The new unlimited data plan of T-Mobile One is causing serious concerns for people as it may violate net neutrality rules in US.
The Electronic Frontier Foundation believes that T-Mobile’s new One plan, which offers unlimited data, calls, and texts, may fall afoul of net neutrality rules due to the restrictions that it imposes on how customers can consume data.
T-Mobile One offers unlimited video streaming at 480p, but getting HD video will cost you an extra $25 a month per line. Many are saying this violates net neutrality, and even the Electronic Frontier Foundation has spoken up.
EFF senior staff technologist Jeremy Gillula told the Daily Dot that, based on what his group has read about T-Mobile One so far, “it seems like T-Mobile’s new plan to charge its customers extra to not throttle video runs directly afoul of the principle of net neutrality.” He added that T-Mobile One’s video throttling could also violate the FCC’s Open Internet Order that says that “ISPs can’t throttle traffic based on its type, or charge customers more in order to avoid discriminatory throttling.”
On accused of violating the net neutrality rules, T-Mobile CEO John Legere gave his clarification.
“Listen, we have made it painfully clear from the beginning, we are pro net neutrality. This is all about customer choice. So if a customer buys this program, we will, based upon the offer itself, deliver them video at standard definition.
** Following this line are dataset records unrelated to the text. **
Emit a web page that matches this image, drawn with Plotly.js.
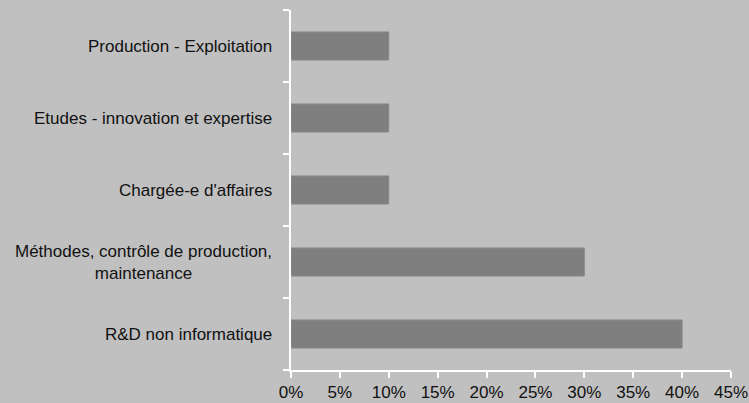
<!DOCTYPE html>
<html>
<head>
<meta charset="utf-8">
<script src="https://cdn.plot.ly/plotly-3.0.1.min.js"></script>
<style>html,body{margin:0;padding:0;background:#c0c0c0;}#chart{width:749px;height:403px;}</style>
</head>
<body>
<div id="chart"></div>
<script>
const categories = [
  "R&D non informatique",
  "Méthodes, contrôle de production,<br>maintenance",
  "Chargée-e d'affaires",
  "Etudes - innovation et expertise",
  "Production - Exploitation"
];
const values = [0.40, 0.30, 0.10, 0.10, 0.10];
const xTickVals = [0, 0.05, 0.10, 0.15, 0.20, 0.25, 0.30, 0.35, 0.40, 0.45];

const FONT = '"Liberation Sans Narrow", "Arial Narrow", "Liberation Sans", Arial, sans-serif';
const FS = 17;

const trace = {
  type: 'bar',
  orientation: 'h',
  x: values,
  y: categories,
  marker: { color: '#7f7f7f', line: { color: '#8a8a8a', width: 1 } },
  hoverinfo: 'none'
};

const annotations = categories.map(c => ({
  text: c,
  xref: 'paper', yref: 'y',
  x: 0, y: c,
  xanchor: 'right', yanchor: 'middle',
  xshift: -17,
  align: 'center',
  showarrow: false,
  font: { family: FONT, size: FS, color: '#111111' }
}));

const layout = {
  width: 749, height: 403,
  paper_bgcolor: '#c0c0c0',
  plot_bgcolor: '#c0c0c0',
  margin: { l: 291, r: 18, t: 10, b: 33 },
  showlegend: false,
  bargap: 0.61,
  font: { family: FONT, size: FS, color: '#111111' },
  xaxis: {
    range: [0, 0.45],
    tickvals: xTickVals,
    tickformat: '.0%',
    showgrid: false,
    zeroline: false,
    showline: true,
    linecolor: '#ffffff',
    linewidth: 2,
    ticks: 'outside',
    ticklen: 6,
    tickwidth: 2,
    tickcolor: '#ffffff',
    ticklabelstandoff: 0,
    tickfont: { family: FONT, size: FS, color: '#111111' },
    fixedrange: true
  },
  yaxis: {
    type: 'category',
    showticklabels: false,
    showgrid: false,
    zeroline: false,
    showline: true,
    linecolor: '#ffffff',
    linewidth: 2,
    ticks: 'outside',
    tickson: 'boundaries',
    ticklen: 6,
    tickwidth: 2,
    tickcolor: '#ffffff',
    fixedrange: true
  },
  annotations: annotations
};

Plotly.newPlot('chart', [trace], layout, { staticPlot: true, displayModeBar: false });
</script>
</body>
</html>
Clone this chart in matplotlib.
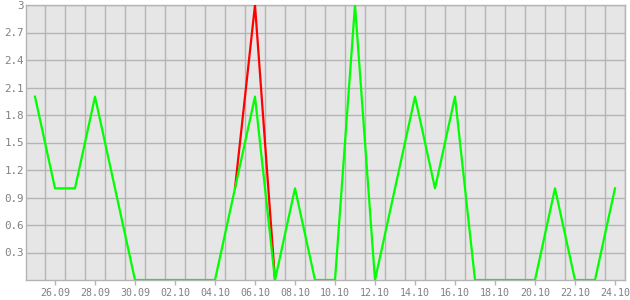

If they want Ultra HD and they upgrade and pay the $25, we will give them that, too. That’s choice.
“We actually believe that there were questions associated with how we got here, and this is a very strong statement of responding to what we think are the things that are very important from a net neutrality standpoint. I’m glad to have that discussion, but it is clearly not an anti-net neutrality position.”
This isn’t the first time that T-Mobile has been accused of violating net neutrality. In the months following last year’s launch of Binge On, there were several accusations of net neutrality violations.